▼
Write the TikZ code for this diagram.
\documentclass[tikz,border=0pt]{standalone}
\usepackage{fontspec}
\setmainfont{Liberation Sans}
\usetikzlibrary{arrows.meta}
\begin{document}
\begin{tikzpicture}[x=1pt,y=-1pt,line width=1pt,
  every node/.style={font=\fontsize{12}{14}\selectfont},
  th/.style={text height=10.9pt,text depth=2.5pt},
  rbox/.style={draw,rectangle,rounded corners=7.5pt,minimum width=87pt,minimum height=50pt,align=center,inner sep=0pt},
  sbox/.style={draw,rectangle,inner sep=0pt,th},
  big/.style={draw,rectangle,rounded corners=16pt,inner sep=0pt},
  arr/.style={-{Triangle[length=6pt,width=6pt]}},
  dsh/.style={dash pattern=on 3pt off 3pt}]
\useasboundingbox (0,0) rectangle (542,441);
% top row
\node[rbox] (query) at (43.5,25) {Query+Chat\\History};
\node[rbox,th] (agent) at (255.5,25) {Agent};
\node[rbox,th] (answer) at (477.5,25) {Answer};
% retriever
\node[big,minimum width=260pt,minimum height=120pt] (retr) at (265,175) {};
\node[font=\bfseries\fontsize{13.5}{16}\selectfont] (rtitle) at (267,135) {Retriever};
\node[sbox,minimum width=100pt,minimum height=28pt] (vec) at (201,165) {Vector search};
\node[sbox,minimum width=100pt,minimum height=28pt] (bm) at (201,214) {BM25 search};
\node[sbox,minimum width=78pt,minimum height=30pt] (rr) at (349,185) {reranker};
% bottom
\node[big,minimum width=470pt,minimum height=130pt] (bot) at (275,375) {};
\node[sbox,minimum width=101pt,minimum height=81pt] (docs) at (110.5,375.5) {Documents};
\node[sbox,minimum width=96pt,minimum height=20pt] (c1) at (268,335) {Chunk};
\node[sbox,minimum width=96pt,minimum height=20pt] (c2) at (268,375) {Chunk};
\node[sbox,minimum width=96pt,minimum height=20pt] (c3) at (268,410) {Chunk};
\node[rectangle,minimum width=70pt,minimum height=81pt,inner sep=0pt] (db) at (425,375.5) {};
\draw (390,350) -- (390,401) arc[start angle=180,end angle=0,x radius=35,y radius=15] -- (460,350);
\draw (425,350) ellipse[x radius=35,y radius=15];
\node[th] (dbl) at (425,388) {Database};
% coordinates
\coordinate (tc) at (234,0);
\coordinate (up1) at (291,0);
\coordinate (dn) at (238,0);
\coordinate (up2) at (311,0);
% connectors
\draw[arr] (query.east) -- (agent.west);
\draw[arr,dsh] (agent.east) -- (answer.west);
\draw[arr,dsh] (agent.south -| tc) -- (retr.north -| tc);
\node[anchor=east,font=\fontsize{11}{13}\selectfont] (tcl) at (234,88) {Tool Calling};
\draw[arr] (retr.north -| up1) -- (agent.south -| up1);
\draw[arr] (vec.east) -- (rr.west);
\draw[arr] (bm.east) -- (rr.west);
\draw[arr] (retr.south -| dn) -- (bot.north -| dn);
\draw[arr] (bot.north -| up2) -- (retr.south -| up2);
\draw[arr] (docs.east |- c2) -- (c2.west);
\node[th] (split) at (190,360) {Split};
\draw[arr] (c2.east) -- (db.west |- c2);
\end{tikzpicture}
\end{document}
▲
▼
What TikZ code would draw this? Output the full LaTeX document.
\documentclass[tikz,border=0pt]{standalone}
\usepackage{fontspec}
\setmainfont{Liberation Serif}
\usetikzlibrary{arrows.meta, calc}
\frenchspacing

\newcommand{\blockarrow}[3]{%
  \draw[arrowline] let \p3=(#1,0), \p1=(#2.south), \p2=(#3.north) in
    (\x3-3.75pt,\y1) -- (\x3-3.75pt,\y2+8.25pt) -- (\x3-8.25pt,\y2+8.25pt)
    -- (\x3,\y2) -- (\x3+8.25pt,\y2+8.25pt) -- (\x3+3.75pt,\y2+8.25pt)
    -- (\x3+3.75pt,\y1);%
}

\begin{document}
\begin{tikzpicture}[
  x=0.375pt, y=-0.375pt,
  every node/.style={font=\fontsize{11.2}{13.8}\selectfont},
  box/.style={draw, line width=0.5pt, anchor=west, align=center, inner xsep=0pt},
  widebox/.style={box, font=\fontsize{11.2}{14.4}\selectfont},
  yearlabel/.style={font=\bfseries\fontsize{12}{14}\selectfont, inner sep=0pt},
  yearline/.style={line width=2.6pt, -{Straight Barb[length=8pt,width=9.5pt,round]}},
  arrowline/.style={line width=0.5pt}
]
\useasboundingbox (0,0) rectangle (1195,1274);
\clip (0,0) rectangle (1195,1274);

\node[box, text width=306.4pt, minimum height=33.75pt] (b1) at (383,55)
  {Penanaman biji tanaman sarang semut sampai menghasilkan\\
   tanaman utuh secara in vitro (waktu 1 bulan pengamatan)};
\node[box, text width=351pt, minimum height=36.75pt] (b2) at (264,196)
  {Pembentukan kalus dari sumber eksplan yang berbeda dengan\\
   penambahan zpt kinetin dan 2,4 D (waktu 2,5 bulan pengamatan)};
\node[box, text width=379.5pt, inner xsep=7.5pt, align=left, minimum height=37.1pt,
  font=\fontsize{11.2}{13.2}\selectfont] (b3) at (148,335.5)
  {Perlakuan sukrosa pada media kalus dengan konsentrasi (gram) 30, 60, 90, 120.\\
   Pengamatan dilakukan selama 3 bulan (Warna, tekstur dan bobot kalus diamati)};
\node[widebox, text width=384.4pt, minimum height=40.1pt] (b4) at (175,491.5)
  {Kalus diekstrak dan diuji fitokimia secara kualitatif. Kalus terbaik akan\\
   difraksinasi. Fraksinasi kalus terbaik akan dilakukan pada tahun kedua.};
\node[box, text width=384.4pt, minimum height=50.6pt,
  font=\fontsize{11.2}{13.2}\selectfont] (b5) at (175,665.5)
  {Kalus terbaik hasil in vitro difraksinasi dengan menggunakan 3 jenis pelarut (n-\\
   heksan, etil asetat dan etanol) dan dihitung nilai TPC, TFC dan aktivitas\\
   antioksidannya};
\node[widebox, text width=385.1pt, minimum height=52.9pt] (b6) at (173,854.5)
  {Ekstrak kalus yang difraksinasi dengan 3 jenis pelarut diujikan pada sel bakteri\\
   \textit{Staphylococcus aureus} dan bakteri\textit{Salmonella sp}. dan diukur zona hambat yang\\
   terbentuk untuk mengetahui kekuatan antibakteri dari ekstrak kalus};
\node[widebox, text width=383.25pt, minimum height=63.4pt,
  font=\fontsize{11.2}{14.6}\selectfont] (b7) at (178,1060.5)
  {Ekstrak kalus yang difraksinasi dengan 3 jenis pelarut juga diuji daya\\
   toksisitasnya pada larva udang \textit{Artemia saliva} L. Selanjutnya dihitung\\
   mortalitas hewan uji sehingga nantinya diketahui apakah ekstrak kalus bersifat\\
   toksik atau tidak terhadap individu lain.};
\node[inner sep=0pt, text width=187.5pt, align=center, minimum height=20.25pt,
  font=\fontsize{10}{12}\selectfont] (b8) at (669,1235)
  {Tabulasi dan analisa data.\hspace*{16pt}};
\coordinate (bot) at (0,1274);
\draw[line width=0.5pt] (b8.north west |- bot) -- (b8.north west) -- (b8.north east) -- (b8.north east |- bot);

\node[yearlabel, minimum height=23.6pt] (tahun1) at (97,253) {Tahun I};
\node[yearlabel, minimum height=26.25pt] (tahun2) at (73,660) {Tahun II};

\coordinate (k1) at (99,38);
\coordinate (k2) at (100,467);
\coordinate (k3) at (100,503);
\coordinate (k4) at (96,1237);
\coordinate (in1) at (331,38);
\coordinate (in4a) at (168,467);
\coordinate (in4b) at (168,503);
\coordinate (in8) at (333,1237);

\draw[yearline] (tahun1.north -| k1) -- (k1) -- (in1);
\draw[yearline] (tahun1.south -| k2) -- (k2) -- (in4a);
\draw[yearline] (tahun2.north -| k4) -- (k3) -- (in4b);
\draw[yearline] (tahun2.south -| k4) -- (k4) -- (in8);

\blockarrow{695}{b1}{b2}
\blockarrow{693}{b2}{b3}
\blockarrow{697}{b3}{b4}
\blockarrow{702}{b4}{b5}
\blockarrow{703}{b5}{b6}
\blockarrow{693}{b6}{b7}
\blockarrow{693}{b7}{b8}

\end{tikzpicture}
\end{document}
▲
▼
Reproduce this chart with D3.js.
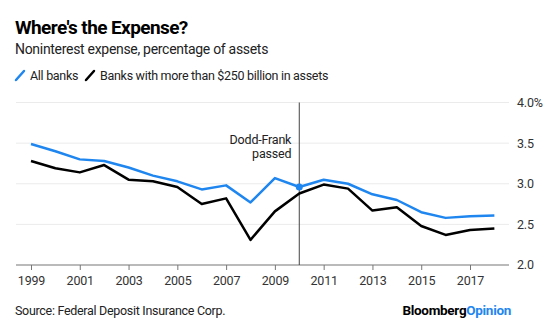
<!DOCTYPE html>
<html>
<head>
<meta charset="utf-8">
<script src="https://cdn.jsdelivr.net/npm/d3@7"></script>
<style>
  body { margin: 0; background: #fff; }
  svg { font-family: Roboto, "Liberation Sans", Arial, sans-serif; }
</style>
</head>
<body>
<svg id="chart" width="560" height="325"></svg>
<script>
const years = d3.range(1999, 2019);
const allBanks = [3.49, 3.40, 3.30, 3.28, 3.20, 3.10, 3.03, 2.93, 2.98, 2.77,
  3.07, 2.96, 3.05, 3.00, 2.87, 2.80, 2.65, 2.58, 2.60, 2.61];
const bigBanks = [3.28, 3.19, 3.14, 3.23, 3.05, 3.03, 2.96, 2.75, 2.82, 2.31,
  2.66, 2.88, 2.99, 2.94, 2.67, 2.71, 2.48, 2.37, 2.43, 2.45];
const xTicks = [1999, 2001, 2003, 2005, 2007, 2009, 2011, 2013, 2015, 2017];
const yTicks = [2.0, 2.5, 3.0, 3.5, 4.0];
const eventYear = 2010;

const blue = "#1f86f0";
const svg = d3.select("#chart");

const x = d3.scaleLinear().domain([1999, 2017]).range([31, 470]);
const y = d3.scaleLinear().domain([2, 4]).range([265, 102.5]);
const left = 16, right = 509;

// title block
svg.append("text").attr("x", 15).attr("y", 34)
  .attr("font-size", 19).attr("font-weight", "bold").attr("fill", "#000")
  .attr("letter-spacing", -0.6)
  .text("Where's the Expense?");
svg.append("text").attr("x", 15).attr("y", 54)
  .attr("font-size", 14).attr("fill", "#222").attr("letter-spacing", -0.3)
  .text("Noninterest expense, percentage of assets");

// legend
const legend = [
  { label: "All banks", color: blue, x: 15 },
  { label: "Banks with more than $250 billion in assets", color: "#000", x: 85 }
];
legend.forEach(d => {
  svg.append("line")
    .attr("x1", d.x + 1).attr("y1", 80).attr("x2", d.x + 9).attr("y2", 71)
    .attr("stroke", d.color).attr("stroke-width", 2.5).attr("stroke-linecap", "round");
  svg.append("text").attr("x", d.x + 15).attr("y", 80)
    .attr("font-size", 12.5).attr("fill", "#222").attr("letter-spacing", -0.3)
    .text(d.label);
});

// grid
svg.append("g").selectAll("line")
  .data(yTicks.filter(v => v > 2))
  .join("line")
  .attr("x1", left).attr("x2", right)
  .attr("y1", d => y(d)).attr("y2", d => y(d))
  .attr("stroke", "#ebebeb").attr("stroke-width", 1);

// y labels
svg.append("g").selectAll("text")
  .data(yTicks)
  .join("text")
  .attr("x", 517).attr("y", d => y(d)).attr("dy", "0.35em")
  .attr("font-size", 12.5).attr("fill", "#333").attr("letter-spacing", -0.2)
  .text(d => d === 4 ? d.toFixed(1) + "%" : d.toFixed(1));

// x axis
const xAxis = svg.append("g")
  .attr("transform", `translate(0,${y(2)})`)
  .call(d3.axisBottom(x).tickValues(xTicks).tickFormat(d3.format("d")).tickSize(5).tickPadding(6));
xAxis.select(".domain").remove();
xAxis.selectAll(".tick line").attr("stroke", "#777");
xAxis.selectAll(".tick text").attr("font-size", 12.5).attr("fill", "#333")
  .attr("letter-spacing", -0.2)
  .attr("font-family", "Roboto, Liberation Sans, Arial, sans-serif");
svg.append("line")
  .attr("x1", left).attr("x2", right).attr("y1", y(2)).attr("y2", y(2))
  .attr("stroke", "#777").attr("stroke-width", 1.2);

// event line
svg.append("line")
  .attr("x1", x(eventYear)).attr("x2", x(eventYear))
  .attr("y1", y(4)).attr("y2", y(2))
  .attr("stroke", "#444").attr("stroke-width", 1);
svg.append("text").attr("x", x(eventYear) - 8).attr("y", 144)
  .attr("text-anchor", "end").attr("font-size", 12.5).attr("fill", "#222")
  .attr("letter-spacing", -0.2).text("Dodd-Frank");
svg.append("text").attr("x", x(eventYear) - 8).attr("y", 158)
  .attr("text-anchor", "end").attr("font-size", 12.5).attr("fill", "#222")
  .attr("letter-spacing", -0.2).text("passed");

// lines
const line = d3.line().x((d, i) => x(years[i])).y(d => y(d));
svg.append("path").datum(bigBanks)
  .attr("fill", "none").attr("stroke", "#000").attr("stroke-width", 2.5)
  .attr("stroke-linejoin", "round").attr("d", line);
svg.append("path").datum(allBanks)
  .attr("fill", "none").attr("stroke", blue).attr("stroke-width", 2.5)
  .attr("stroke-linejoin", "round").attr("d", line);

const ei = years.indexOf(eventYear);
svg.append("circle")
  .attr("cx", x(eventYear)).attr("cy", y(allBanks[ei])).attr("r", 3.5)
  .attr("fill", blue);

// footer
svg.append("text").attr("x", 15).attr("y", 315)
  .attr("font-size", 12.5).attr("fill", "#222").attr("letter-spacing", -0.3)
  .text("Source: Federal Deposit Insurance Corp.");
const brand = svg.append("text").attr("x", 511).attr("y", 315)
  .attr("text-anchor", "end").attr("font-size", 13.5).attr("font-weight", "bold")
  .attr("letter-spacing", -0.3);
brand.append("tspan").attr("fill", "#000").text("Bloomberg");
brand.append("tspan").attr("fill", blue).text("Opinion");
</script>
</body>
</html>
▲
*Problem statement*: Above are some records; quote exactly and only the lines that begin at the line containing "Reproduce this chart with D3.js." and stop after the line containing "const left = 16, right = 509;", leaving out the pictures.

*Response to this task*:
Reproduce this chart with D3.js.
<!DOCTYPE html>
<html>
<head>
<meta charset="utf-8">
<script src="https://cdn.jsdelivr.net/npm/d3@7"></script>
<style>
  body { margin: 0; background: #fff; }
  svg { font-family: Roboto, "Liberation Sans", Arial, sans-serif; }
</style>
</head>
<body>
<svg id="chart" width="560" height="325"></svg>
<script>
const years = d3.range(1999, 2019);
const allBanks = [3.49, 3.40, 3.30, 3.28, 3.20, 3.10, 3.03, 2.93, 2.98, 2.77,
  3.07, 2.96, 3.05, 3.00, 2.87, 2.80, 2.65, 2.58, 2.60, 2.61];
const bigBanks = [3.28, 3.19, 3.14, 3.23, 3.05, 3.03, 2.96, 2.75, 2.82, 2.31,
  2.66, 2.88, 2.99, 2.94, 2.67, 2.71, 2.48, 2.37, 2.43, 2.45];
const xTicks = [1999, 2001, 2003, 2005, 2007, 2009, 2011, 2013, 2015, 2017];
const yTicks = [2.0, 2.5, 3.0, 3.5, 4.0];
const eventYear = 2010;

const blue = "#1f86f0";
const svg = d3.select("#chart");

const x = d3.scaleLinear().domain([1999, 2017]).range([31, 470]);
const y = d3.scaleLinear().domain([2, 4]).range([265, 102.5]);
const left = 16, right = 509;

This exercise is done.